Ce tableau appelle des nuances. La France dispose de plusieurs atouts : une balance courante proche de l’équilibre, contrastant avec les déficits massifs de la Grèce ou de l’Espagne avant 2008 ; un taux d’épargne des ménages élevé, à 19 %, qui constitue un solide matelas domestique ; une inflation plus contenue que chez ses voisins ; et le filet de sécurité de la BCE, via son Programme de Protection Transitoire (TPI), conçu pour empêcher toute fragmentation excessive de la zone euro.

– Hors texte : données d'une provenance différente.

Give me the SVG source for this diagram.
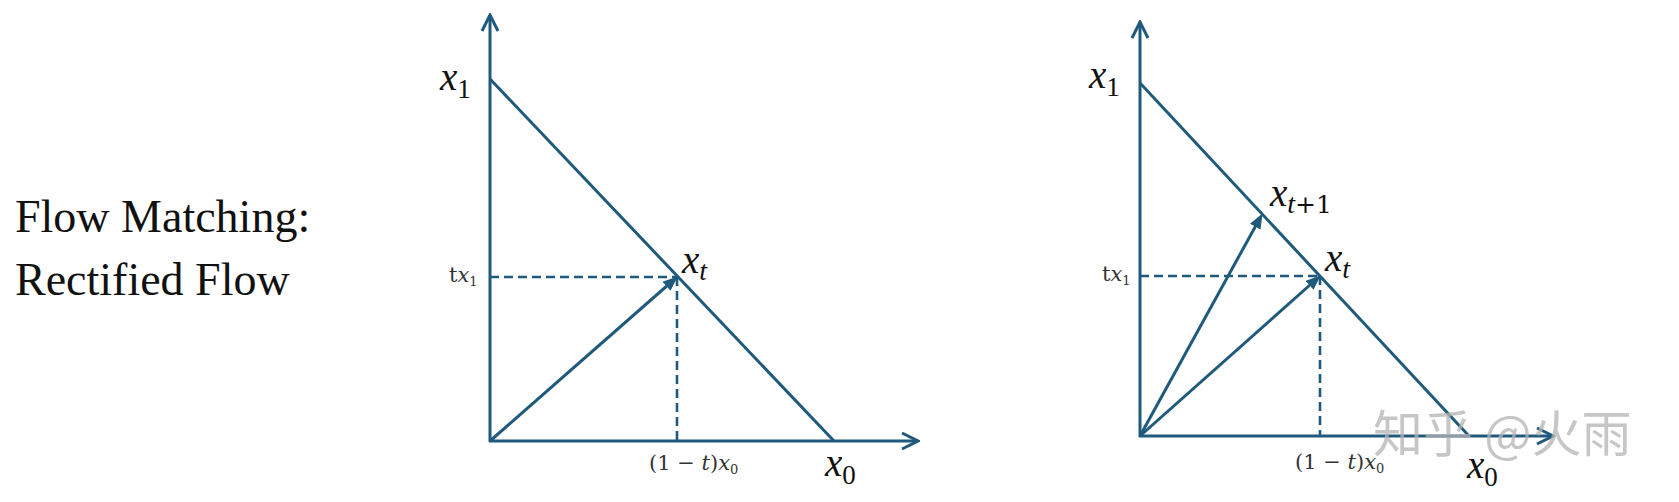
<svg xmlns="http://www.w3.org/2000/svg" width="1679" height="502" viewBox="0 0 1679 502">
<style>
.ln{stroke:#1f5a7c;stroke-width:3;fill:none}
.ds{stroke:#1f5a7c;stroke-width:2.6;fill:none;stroke-dasharray:9 5}
.ax{marker-end:url(#open)}
.vec{marker-end:url(#fill)}
.ttl{font-family:"Liberation Serif","Times New Roman",serif;font-size:46px;fill:#111}
.m{font-family:"Liberation Serif","Times New Roman",serif;fill:#111}
.big{font-size:39px}
.sm{font-family:"DejaVu Serif","Liberation Serif",serif;font-size:21px;fill:#333}
.i{font-style:italic}
.wm{font-family:"Noto Sans CJK SC","Noto Sans",sans-serif;font-size:50px;fill:#b4b4b4;opacity:0.75}
</style>
<defs>
<marker id="open" markerUnits="userSpaceOnUse" viewBox="0 0 20 20" refX="18" refY="10" markerWidth="20" markerHeight="20" orient="auto">
<path d="M2,2 L18,10 L2,18" fill="none" stroke="#1f5a7c" stroke-width="3" stroke-linejoin="miter"/>
</marker>
<marker id="fill" markerUnits="userSpaceOnUse" viewBox="0 0 16 12" refX="8" refY="6" markerWidth="16" markerHeight="12" orient="auto">
<path d="M0,0 L15,6 L0,12 z" fill="#1f5a7c"/>
</marker>
</defs>
<rect width="1679" height="502" fill="#ffffff"/>

<g id="title">
<text class="ttl" x="15" y="232">Flow Matching:</text>
<text class="ttl" x="15" y="295">Rectified Flow</text>
</g>

<g id="connectors">
<!-- left diagram -->
<line class="ln ax" x1="490" y1="442" x2="490" y2="15"/>
<line class="ln ax" x1="489" y1="441" x2="918" y2="441"/>
<line class="ln" x1="490" y1="79" x2="834" y2="441"/>
<line class="ds" x1="490" y1="277" x2="677" y2="277"/>
<line class="ds" x1="677" y1="277" x2="677" y2="441"/>
<line class="ln vec" x1="490" y1="441" x2="672.5" y2="281"/>
<!-- right diagram -->
<line class="ln ax" x1="1140" y1="437" x2="1140" y2="22"/>
<line class="ln ax" x1="1139" y1="436" x2="1553" y2="436"/>
<line class="ln" x1="1140" y1="83" x2="1469" y2="436"/>
<line class="ds" x1="1140" y1="276" x2="1320" y2="276"/>
<line class="ds" x1="1320" y1="276" x2="1320" y2="436"/>
<line class="ln vec" x1="1140" y1="436" x2="1315.5" y2="280"/>
<line class="ln vec" x1="1140" y1="436" x2="1259.1" y2="219.7"/>
</g>

<g id="left-labels">
<text class="m big i" x="440" y="90">x<tspan font-style="normal" font-size="27" dy="8">1</tspan></text>
<text class="m big i" x="682" y="273">x<tspan font-size="28" dy="7">t</tspan></text>
<text class="sm" x="449" y="282">t<tspan class="i">x</tspan><tspan font-size="13" dy="4">1</tspan></text>
<text class="sm" x="649" y="470">(1 − <tspan class="i">t</tspan>)<tspan class="i">x</tspan><tspan font-size="13" dy="4">0</tspan></text>
<text class="m big i" x="825" y="476">x<tspan font-style="normal" font-size="27" dy="8">0</tspan></text>
</g>

<g id="right-labels">
<text class="m big i" x="1089" y="88">x<tspan font-style="normal" font-size="27" dy="8">1</tspan></text>
<text class="m big i" x="1270" y="206">x<tspan font-size="28" dy="7">t</tspan><tspan font-family="DejaVu Serif, serif" font-style="normal" font-size="25">+1</tspan></text>
<text class="m big i" x="1325" y="271">x<tspan font-size="28" dy="7">t</tspan></text>
<text class="sm" x="1102" y="281">t<tspan class="i">x</tspan><tspan font-size="13" dy="4">1</tspan></text>
<text class="sm" x="1295" y="469">(1 − <tspan class="i">t</tspan>)<tspan class="i">x</tspan><tspan font-size="13" dy="4">0</tspan></text>
<text class="m big i" x="1467" y="478">x<tspan font-style="normal" font-size="27" dy="8">0</tspan></text>
</g>

<g id="watermark">
<text class="wm" x="1373" y="452">知乎 @火雨</text>
</g>
</svg>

Il faut aussi rappeler que le risque de contagion au reste de la zone euro demeure très limité. Le problème français est avant tout politique et non financier : la France n’est pas un État en faillite susceptible d’entraîner ses voisins. Même en cas de victoire du Rassemblement National, l’impact resterait contenu par l’absence probable de majorité absolue et par les garde-fous européens. L’exemple italien montre que des spreads peuvent demeurer ordonnés malgré l’arrivée d’un gouvernement perçu comme radical. Enfin, la simple mention du TPI par la BCE suffirait probablement à calmer toute tension excessive sur les spreads.

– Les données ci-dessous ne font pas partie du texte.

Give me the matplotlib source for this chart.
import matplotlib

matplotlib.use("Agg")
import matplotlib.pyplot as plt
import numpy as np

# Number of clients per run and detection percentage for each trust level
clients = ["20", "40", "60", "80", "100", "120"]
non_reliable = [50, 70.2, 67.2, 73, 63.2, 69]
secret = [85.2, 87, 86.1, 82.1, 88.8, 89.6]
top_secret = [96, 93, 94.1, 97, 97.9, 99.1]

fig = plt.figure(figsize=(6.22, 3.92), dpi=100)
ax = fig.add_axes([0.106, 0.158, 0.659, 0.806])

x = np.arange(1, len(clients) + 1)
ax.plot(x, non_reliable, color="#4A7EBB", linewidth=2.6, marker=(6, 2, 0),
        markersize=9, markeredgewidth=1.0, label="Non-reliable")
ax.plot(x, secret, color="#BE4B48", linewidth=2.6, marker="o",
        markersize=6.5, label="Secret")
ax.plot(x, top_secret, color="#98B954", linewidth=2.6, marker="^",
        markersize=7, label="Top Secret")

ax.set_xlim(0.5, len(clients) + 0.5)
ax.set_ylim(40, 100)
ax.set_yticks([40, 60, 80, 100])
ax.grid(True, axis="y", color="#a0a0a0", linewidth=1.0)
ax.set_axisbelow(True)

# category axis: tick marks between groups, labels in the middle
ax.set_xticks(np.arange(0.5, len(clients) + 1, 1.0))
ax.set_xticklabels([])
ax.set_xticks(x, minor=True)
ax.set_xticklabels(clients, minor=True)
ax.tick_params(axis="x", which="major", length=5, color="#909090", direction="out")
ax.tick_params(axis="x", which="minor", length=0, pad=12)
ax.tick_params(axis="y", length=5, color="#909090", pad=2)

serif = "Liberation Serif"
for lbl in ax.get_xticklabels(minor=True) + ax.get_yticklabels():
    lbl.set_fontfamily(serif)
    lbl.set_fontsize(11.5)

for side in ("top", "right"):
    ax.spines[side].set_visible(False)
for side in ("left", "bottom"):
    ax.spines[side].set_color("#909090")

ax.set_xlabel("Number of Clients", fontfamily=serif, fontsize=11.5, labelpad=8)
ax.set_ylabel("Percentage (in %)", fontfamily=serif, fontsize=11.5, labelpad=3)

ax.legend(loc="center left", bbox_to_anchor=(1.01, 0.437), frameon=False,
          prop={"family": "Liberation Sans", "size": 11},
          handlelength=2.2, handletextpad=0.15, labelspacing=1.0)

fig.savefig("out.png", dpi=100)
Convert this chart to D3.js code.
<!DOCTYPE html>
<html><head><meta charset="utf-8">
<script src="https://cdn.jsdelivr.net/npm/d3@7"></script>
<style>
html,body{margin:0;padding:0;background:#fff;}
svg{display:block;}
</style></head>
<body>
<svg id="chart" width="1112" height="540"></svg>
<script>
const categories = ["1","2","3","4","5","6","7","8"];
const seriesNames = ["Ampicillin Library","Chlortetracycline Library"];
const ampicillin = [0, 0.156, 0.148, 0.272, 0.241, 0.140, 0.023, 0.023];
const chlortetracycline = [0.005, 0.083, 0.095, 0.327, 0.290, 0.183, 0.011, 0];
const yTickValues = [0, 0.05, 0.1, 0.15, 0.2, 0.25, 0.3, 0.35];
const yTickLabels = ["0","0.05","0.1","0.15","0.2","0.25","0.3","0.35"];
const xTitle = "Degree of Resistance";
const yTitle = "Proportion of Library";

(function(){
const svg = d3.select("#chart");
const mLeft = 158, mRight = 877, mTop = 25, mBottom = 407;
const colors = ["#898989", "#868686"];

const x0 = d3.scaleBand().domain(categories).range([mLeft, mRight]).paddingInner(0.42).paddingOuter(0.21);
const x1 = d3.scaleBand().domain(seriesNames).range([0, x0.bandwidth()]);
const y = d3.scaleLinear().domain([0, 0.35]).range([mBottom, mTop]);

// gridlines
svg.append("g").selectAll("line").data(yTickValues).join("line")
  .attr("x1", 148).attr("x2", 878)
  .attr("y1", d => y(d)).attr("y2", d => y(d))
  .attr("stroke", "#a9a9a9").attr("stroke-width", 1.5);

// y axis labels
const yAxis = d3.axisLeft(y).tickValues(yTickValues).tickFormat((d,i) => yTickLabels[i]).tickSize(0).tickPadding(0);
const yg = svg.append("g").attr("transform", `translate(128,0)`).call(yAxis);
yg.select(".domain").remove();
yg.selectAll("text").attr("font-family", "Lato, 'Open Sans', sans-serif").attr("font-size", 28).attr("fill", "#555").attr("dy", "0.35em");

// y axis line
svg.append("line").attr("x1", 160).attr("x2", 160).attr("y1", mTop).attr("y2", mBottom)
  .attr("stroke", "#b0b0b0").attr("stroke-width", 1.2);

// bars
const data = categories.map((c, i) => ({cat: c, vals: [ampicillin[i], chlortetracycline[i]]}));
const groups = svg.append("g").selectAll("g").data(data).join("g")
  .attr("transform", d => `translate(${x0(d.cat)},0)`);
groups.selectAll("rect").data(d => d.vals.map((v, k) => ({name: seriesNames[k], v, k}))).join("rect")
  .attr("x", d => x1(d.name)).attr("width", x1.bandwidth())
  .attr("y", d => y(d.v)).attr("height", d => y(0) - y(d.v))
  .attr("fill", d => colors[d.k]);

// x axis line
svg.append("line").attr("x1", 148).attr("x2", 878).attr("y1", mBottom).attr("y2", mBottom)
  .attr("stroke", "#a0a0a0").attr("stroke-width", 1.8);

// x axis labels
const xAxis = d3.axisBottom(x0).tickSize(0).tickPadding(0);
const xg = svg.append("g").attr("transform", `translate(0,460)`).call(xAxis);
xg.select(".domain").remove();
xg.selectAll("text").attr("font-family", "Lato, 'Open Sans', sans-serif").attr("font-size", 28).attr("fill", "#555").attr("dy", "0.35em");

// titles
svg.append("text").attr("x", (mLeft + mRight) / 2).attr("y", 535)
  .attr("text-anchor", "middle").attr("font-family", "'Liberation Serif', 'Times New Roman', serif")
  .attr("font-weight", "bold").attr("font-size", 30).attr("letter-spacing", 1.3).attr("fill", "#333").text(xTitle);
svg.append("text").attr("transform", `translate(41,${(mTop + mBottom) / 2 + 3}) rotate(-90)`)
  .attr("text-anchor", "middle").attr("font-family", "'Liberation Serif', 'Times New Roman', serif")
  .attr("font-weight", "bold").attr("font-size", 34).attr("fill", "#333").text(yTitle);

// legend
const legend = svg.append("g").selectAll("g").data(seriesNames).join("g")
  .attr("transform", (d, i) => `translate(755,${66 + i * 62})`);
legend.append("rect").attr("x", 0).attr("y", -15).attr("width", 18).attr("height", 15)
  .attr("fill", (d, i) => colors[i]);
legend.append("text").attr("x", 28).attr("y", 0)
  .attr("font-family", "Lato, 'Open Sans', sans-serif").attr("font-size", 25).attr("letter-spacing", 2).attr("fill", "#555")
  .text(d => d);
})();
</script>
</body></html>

Une orientation vers une prime de risque durable 

Fitch estime que le déficit dépassera 5 % du PIB jusqu’en 2027, ce qui repousse toute consolidation à l’après-présidentielle. Cette trajectoire est déjà largement intégrée par les marchés. La France perd son statut de pilier semi-core et est désormais considérée comme périphérique dans la zone euro. Mais elle n’entre pas dans une zone de crise. La prime de risque plus élevée constitue désormais une nouvelle normalité, absorbée par les investisseurs dans un contexte où le crédit et les actifs alternatifs continuent d’attirer des flux massifs. C’est bien le risque d’une nouvelle dissolution qui pèsera une nouvelle fois sur la dette française.